The second major slippage is the drop
in the operating ratio – a measure of profitability – from the targeted 88.5
percent to around 90 percent. But next year will be worse (92 percent), thanks
largely to the payout on the seventh pay commission. If Prabhu misses again
next time and slips beyond 92 percent on the operating ratio, it would be a bad
signal on the viability of the railway system.
However, Prabhu has come up trumps on
his investment targets, with the play outlay of Rs 1,00,011 crore set to be hit
– almost bulls-eye. Since Prabhu’s railways have to generate both growth
momentum and jobs, this is good news.
For next year (2016-17), he has
promised a capital budget of Rs 1,21,000 crore. While this is good, it is not
good enough to realise the investment target of Rs 8,50,000 crore by 2019-20.
The resources and spending will have to be augmented dramatically to hit that
kind of target – nearly Rs 2,00,000 crore every year for the next three years. A
tall order, possible only if the economy starts growing faster.
Prabhu’s rail budget looks better
from the front windshield than the rear-view mirror. The following are key
shifts in emphasis worth noting, though some were announced earlier:
One,
there is a shift from mere announcements of new lines and projects in favour of
execution. This is very important from the view of improving railway finances,
since yields tend to be higher in routes where freight demand already exists,
rather than in new, uneconomic routes. For example, in 2015-16, the rate of
laying broad gauge lines has risen from 4.3 km a day to 7 km; the idea is to
raise this to 13 km a day by 2017-18, and further to 19 km a day the year after
– the year of the next general election. If Nitin Gadkari also pushes up his
rate of laying new highways to 20-30 km by then, employment generation will
start booming. Prabhu said his plans will create nine crore mandays and 14
crore mandays of work in these two years. Another important thrust area is
electrification – which improves the railways’ pulling capacity at lower costs
and less environmental impact. Both augur well for railway finances and the
economy. Pandering to populist demands for new lines has almost ended.
Two,
like Vajpayee’s Golden Quadrilateral highways project, Narendra Modi is trying
to do a Diamond Quadrilateral in railways. Apart from the existing proposed
freight corridors (Delhi to Mumbai), and Delhi to Kharagpur (near Kolkata), north-south
(Delhi-Chennai), east-west (Kharagpur-Mumbai) and east coast (Kharagpur-Vijayawada)

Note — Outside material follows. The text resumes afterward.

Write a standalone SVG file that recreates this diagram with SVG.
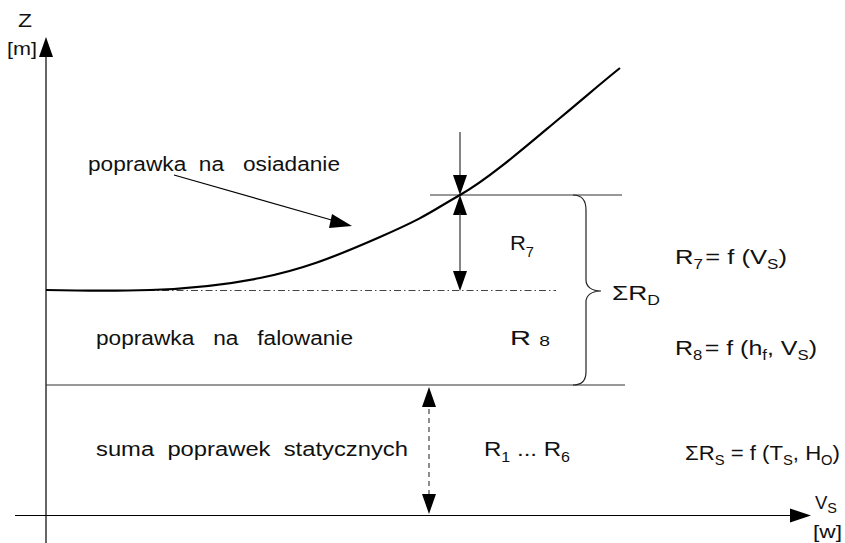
<svg xmlns="http://www.w3.org/2000/svg" width="845" height="543" viewBox="0 0 845 543">
  <style>
    text { font-family: "Liberation Sans", Arial, sans-serif; font-size: 20px; fill: #111; white-space: pre; }
    .big { font-size: 21px; }
    .sub { font-size: 14px; }
    .ax { stroke: #000; stroke-width: 1.2; fill: none; }
    .thin { stroke: #333; stroke-width: 1.2; fill: none; }
    .head { fill: #000; stroke: none; }
  </style>
  <rect width="845" height="543" fill="#fff"/>

  <!-- axes -->
  <g id="axes">
    <line class="ax" x1="46" y1="543" x2="46" y2="52"/>
    <polygon class="head" points="46,37 39,57 53,57"/>
    <line class="ax" x1="15" y1="515.5" x2="795" y2="515.5"/>
    <polygon class="head" points="811,515.5 790,508.5 790,522.5"/>
    <text x="18" y="27" style="font-size:18px" textLength="14" lengthAdjust="spacingAndGlyphs">Z</text>
    <text x="7" y="55" style="font-size:18px" textLength="30" lengthAdjust="spacingAndGlyphs">[m]</text>
    <text x="815" y="509" style="font-size:18px" textLength="22" lengthAdjust="spacingAndGlyphs">V<tspan class="sub" dy="4">S</tspan></text>
    <text x="813" y="538" style="font-size:18px" textLength="29" lengthAdjust="spacingAndGlyphs">[w]</text>
  </g>

  <!-- level lines -->
  <g id="levels">
    <line class="thin" x1="430" y1="195" x2="622" y2="195"/>
    <line class="thin" x1="46" y1="385" x2="625" y2="385"/>
    <line x1="46" y1="290.5" x2="556" y2="290.5" stroke="#444" stroke-width="1" stroke-dasharray="7,3,1.5,3"/>
  </g>

  <!-- squat curve -->
  <g id="curve">
    <path d="M46,290 C90,291 120,291 150,290 S220,286 260,278 S330,259 380,237 S430,212 460,195 S530,143 560,118 S600,84 620,68" fill="none" stroke="#000" stroke-width="2.2"/>
  </g>

  <!-- brace -->
  <g id="brace">
    <path d="M573,195 C582,195 586,200 586,210 L586,280 C586,287 592,291 601,291 C592,291 586,295 586,302 L586,372 C586,381 582,385 573,385" fill="none" stroke="#222" stroke-width="1.2"/>
  </g>

  <!-- connectors -->
  <g id="connectors">
    <line class="thin" x1="460" y1="132" x2="460" y2="178"/>
    <polygon class="head" points="460,195 453,175 467,175"/>
    <polygon class="head" points="460,195 453,215 467,215"/>
    <line class="thin" x1="460" y1="213" x2="460" y2="274"/>
    <polygon class="head" points="460,291 453,271 467,271"/>

    <line x1="429" y1="400" x2="429" y2="500" stroke="#444" stroke-width="1.2" stroke-dasharray="5,4"/>
    <polygon class="head" points="429,387 422,407 436,407"/>
    <polygon class="head" points="429,514 422,494 436,494"/>

    <line x1="174" y1="175" x2="335" y2="221" stroke="#000" stroke-width="1.2"/>
    <polygon class="head" points="352,226 332,214 329,228"/>
  </g>

  <!-- labels -->
  <g id="labels">
    <text x="88" y="171" textLength="252" lengthAdjust="spacingAndGlyphs">poprawka  na   osiadanie</text>
    <text x="96" y="345" textLength="257" lengthAdjust="spacingAndGlyphs">poprawka   na   falowanie</text>
    <text x="96" y="456" textLength="312" lengthAdjust="spacingAndGlyphs">suma  poprawek  statycznych</text>

    <text class="big" x="510" y="250" textLength="24" lengthAdjust="spacingAndGlyphs">R<tspan class="sub" dy="7">7</tspan></text>
    <text class="big" x="510" y="345" textLength="40" lengthAdjust="spacingAndGlyphs">R<tspan class="sub" dx="6" dy="1">8</tspan></text>
    <text class="big" x="484" y="456" textLength="86" lengthAdjust="spacingAndGlyphs">R<tspan class="sub" dy="6">1</tspan><tspan dy="-6"> ... R</tspan><tspan class="sub" dy="6">6</tspan></text>

    <text class="big" x="612" y="300" textLength="48" lengthAdjust="spacingAndGlyphs">ΣR<tspan class="sub" dy="5">D</tspan></text>

    <text class="big" x="675" y="264" textLength="112" lengthAdjust="spacingAndGlyphs">R<tspan class="sub" dy="5">7</tspan><tspan dx="2" dy="-5">= f (V</tspan><tspan class="sub" dy="5">S</tspan><tspan dy="-5">)</tspan></text>
    <text class="big" x="675" y="355" textLength="142" lengthAdjust="spacingAndGlyphs">R<tspan class="sub" dy="5">8</tspan><tspan dx="2" dy="-5">= f (h</tspan><tspan class="sub" dy="5">f</tspan><tspan dy="-5">, V</tspan><tspan class="sub" dy="5">S</tspan><tspan dy="-5">)</tspan></text>
    <text class="big" x="685" y="460" textLength="155" lengthAdjust="spacingAndGlyphs">ΣR<tspan class="sub" dy="5">S</tspan><tspan dy="-5"> = f (T</tspan><tspan class="sub" dy="5">S</tspan><tspan dy="-5">, H</tspan><tspan class="sub" dy="5">O</tspan><tspan dy="-5">)</tspan></text>
  </g>
</svg>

corridors are in the works. They won’t happen in a hurry, but a start will be
made during Modi’s five-year tenure. They will be completed only if he gets a
second.
The only leg missing in the quadrilateral
is the west coast freight corridor, where the western ghats provide a
formidable challenge, as was seen during the laying of the Konkan Railway. The
key challenge is funding, especially since Prabhu wants states and private
investors to chip in with some finances. Right now the easy money is coming
from the Life Insurance Corporation, which has promised Rs 1,50,000 crore over
five years.
Three,
an important shift promised is zero-base budgeting. This is a major
announcement, which means that projects and costs will be repeatedly evaluated every
year (or more frequently) to ensure that they continue to make economic sense. In
the past, bad projects were persisted with merely because so much time and
effort had been invested in them; now, the attempt will be to cull projects
that no longer make commercial sense, cutting out losses.
Four,
targets are being made more reasonable. After failing with high targeting on
freight, where 85 million tonnes of additional freight was planned this year
(2015-16), next year’s targeted increase is lower at 50 million tonnes,
assuming that the worst may be over for large freight movers like coal, steel,
cement, and other bulk commodities. That remains to be seen, but the move to
realistic targeting is important.
Five,
the focus on investment remains. The plan for next year is Rs 1.21 lakh crore –
up a healthy 21 percent from this year’s actual budget, which was achieved in
full.
Six,
freight may actually see selective rate cuts in order to improve the railways’
share of cargoes, which have been continuously going down for years now. This
was not stated explicitly, but indirectly through talks of “rationalising”
freight structures. Building adequate warehousing and expansion of the kinds of
freight carried by rail (cars are next, with the proposed creation of an auto
hub in Chennai) are some of the steps to win back market share from roadways.
Seven,
while fares for the aam aadmi will
not go up much, Prabhu is making efforts to offer differentiated services to
make some passenger services cost-neutral, if not profitable. Among three such
initiatives are Humsafar and Tejas, two value-added AC passenger services that
will recover costs fully, either by way of fares or with non-fare revenues
(like advertising, additional paid passenger services, etc). A third, Utkrisht,
will offer double-decker services on high-density routes to expand carrying
capacity by 40 percent.
Eight,
Prabhu also wants to expand revenues from non-fare sources like monetising land
banks along tracks, advertising, use of its customer database to cross-sell
products, and bringing in private funds for station development and train
branding.
What can go wrong in this scenario?
Plenty.
The key to fulfilling these ambitious
plans is to get state governments to chip in with some cash for projects dear
to them. Also, obtaining multilateral funding. Neither is certain in the
current global climate.
The attempt to keep fares low is
counter-productive. The level of subsidies is simply too high to be
justifiable, and it is doubtful that non-fare revenues can make up for the deficit.
Sooner or later, this has to be fixed.
The focus on passenger comfort and
customer orientation is good, but if this results in increased patronage of the
railways, it will lead to larger losses.
But these are issues that need
ironing out steadily, and possibly the attempt to raise fares commensurate with
costs will come outside the budget.
Meanwhile, the Modi-fied Railway Budget presented by Suresh Prabhu needs at least two cheers.